• [DATA SEGMENT]
— Begin —
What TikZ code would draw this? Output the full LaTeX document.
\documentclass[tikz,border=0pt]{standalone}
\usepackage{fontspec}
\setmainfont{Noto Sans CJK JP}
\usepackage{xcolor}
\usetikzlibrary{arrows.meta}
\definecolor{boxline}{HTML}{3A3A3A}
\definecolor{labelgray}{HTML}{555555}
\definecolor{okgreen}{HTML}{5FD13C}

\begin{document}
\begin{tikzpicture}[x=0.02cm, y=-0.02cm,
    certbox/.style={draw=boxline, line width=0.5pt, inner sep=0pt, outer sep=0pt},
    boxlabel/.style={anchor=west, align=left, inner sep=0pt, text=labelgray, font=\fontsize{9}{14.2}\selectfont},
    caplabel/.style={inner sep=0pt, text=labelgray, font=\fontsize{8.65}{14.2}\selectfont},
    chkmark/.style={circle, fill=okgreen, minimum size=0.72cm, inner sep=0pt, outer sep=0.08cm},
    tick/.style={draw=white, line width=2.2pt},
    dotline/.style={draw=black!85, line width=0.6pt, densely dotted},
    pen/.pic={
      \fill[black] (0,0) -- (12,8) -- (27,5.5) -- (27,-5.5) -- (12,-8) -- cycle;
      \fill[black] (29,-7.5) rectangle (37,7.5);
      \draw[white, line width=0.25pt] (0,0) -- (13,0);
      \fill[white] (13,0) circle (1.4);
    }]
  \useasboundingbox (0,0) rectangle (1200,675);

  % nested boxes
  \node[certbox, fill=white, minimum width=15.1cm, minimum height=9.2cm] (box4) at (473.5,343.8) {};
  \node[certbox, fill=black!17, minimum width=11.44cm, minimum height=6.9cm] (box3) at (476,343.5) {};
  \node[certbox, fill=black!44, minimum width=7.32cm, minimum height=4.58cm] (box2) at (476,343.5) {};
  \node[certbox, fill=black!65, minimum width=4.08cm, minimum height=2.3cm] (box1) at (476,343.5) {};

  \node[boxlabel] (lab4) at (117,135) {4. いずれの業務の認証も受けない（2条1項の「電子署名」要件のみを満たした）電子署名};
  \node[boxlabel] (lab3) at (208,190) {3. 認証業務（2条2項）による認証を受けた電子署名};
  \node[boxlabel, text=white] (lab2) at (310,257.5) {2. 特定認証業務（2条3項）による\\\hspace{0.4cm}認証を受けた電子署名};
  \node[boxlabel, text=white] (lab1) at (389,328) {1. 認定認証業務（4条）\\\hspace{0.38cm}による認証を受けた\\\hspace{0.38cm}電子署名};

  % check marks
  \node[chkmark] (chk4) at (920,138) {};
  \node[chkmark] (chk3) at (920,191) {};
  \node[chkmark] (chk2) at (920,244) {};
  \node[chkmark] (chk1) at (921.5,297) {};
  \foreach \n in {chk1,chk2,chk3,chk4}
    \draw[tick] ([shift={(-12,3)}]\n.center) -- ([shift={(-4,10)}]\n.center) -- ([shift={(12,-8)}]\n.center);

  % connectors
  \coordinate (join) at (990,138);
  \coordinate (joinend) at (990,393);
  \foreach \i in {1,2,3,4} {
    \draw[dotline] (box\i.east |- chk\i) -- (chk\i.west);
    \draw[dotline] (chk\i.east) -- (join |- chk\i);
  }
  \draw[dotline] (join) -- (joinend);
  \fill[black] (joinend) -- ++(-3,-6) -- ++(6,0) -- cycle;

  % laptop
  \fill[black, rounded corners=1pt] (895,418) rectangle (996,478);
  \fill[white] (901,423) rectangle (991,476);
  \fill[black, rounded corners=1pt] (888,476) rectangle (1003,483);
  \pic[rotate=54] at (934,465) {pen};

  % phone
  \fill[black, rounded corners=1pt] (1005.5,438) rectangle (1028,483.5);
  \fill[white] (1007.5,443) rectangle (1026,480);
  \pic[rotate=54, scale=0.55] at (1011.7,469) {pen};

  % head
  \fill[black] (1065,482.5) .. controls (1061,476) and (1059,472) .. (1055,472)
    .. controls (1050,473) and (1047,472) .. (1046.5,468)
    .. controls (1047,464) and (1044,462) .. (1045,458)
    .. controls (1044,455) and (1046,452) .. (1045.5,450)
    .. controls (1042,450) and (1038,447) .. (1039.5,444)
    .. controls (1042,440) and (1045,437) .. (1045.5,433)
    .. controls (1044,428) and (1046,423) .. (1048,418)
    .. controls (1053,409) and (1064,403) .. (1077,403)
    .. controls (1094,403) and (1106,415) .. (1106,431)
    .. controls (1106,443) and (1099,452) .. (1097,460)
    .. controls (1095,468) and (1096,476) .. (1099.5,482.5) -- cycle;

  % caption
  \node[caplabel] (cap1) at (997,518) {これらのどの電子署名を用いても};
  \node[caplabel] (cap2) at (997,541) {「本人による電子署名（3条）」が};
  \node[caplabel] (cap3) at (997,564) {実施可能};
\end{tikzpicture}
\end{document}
— End —
• [REQUIREMENT]
Return every line of the material exactly.

• [TASK ANSWER]
What TikZ code would draw this? Output the full LaTeX document.
\documentclass[tikz,border=0pt]{standalone}
\usepackage{fontspec}
\setmainfont{Noto Sans CJK JP}
\usepackage{xcolor}
\usetikzlibrary{arrows.meta}
\definecolor{boxline}{HTML}{3A3A3A}
\definecolor{labelgray}{HTML}{555555}
\definecolor{okgreen}{HTML}{5FD13C}

\begin{document}
\begin{tikzpicture}[x=0.02cm, y=-0.02cm,
    certbox/.style={draw=boxline, line width=0.5pt, inner sep=0pt, outer sep=0pt},
    boxlabel/.style={anchor=west, align=left, inner sep=0pt, text=labelgray, font=\fontsize{9}{14.2}\selectfont},
    caplabel/.style={inner sep=0pt, text=labelgray, font=\fontsize{8.65}{14.2}\selectfont},
    chkmark/.style={circle, fill=okgreen, minimum size=0.72cm, inner sep=0pt, outer sep=0.08cm},
    tick/.style={draw=white, line width=2.2pt},
    dotline/.style={draw=black!85, line width=0.6pt, densely dotted},
    pen/.pic={
      \fill[black] (0,0) -- (12,8) -- (27,5.5) -- (27,-5.5) -- (12,-8) -- cycle;
      \fill[black] (29,-7.5) rectangle (37,7.5);
      \draw[white, line width=0.25pt] (0,0) -- (13,0);
      \fill[white] (13,0) circle (1.4);
    }]
  \useasboundingbox (0,0) rectangle (1200,675);

  % nested boxes
  \node[certbox, fill=white, minimum width=15.1cm, minimum height=9.2cm] (box4) at (473.5,343.8) {};
  \node[certbox, fill=black!17, minimum width=11.44cm, minimum height=6.9cm] (box3) at (476,343.5) {};
  \node[certbox, fill=black!44, minimum width=7.32cm, minimum height=4.58cm] (box2) at (476,343.5) {};
  \node[certbox, fill=black!65, minimum width=4.08cm, minimum height=2.3cm] (box1) at (476,343.5) {};

  \node[boxlabel] (lab4) at (117,135) {4. いずれの業務の認証も受けない（2条1項の「電子署名」要件のみを満たした）電子署名};
  \node[boxlabel] (lab3) at (208,190) {3. 認証業務（2条2項）による認証を受けた電子署名};
  \node[boxlabel, text=white] (lab2) at (310,257.5) {2. 特定認証業務（2条3項）による\\\hspace{0.4cm}認証を受けた電子署名};
  \node[boxlabel, text=white] (lab1) at (389,328) {1. 認定認証業務（4条）\\\hspace{0.38cm}による認証を受けた\\\hspace{0.38cm}電子署名};

  % check marks
  \node[chkmark] (chk4) at (920,138) {};
  \node[chkmark] (chk3) at (920,191) {};
  \node[chkmark] (chk2) at (920,244) {};
  \node[chkmark] (chk1) at (921.5,297) {};
  \foreach \n in {chk1,chk2,chk3,chk4}
    \draw[tick] ([shift={(-12,3)}]\n.center) -- ([shift={(-4,10)}]\n.center) -- ([shift={(12,-8)}]\n.center);

  % connectors
  \coordinate (join) at (990,138);
  \coordinate (joinend) at (990,393);
  \foreach \i in {1,2,3,4} {
    \draw[dotline] (box\i.east |- chk\i) -- (chk\i.west);
    \draw[dotline] (chk\i.east) -- (join |- chk\i);
  }
  \draw[dotline] (join) -- (joinend);
  \fill[black] (joinend) -- ++(-3,-6) -- ++(6,0) -- cycle;

  % laptop
  \fill[black, rounded corners=1pt] (895,418) rectangle (996,478);
  \fill[white] (901,423) rectangle (991,476);
  \fill[black, rounded corners=1pt] (888,476) rectangle (1003,483);
  \pic[rotate=54] at (934,465) {pen};

  % phone
  \fill[black, rounded corners=1pt] (1005.5,438) rectangle (1028,483.5);
  \fill[white] (1007.5,443) rectangle (1026,480);
  \pic[rotate=54, scale=0.55] at (1011.7,469) {pen};

  % head
  \fill[black] (1065,482.5) .. controls (1061,476) and (1059,472) .. (1055,472)
    .. controls (1050,473) and (1047,472) .. (1046.5,468)
    .. controls (1047,464) and (1044,462) .. (1045,458)
    .. controls (1044,455) and (1046,452) .. (1045.5,450)
    .. controls (1042,450) and (1038,447) .. (1039.5,444)
    .. controls (1042,440) and (1045,437) .. (1045.5,433)
    .. controls (1044,428) and (1046,423) .. (1048,418)
    .. controls (1053,409) and (1064,403) .. (1077,403)
    .. controls (1094,403) and (1106,415) .. (1106,431)
    .. controls (1106,443) and (1099,452) .. (1097,460)
    .. controls (1095,468) and (1096,476) .. (1099.5,482.5) -- cycle;

  % caption
  \node[caplabel] (cap1) at (997,518) {これらのどの電子署名を用いても};
  \node[caplabel] (cap2) at (997,541) {「本人による電子署名（3条）」が};
  \node[caplabel] (cap3) at (997,564) {実施可能};
\end{tikzpicture}
\end{document}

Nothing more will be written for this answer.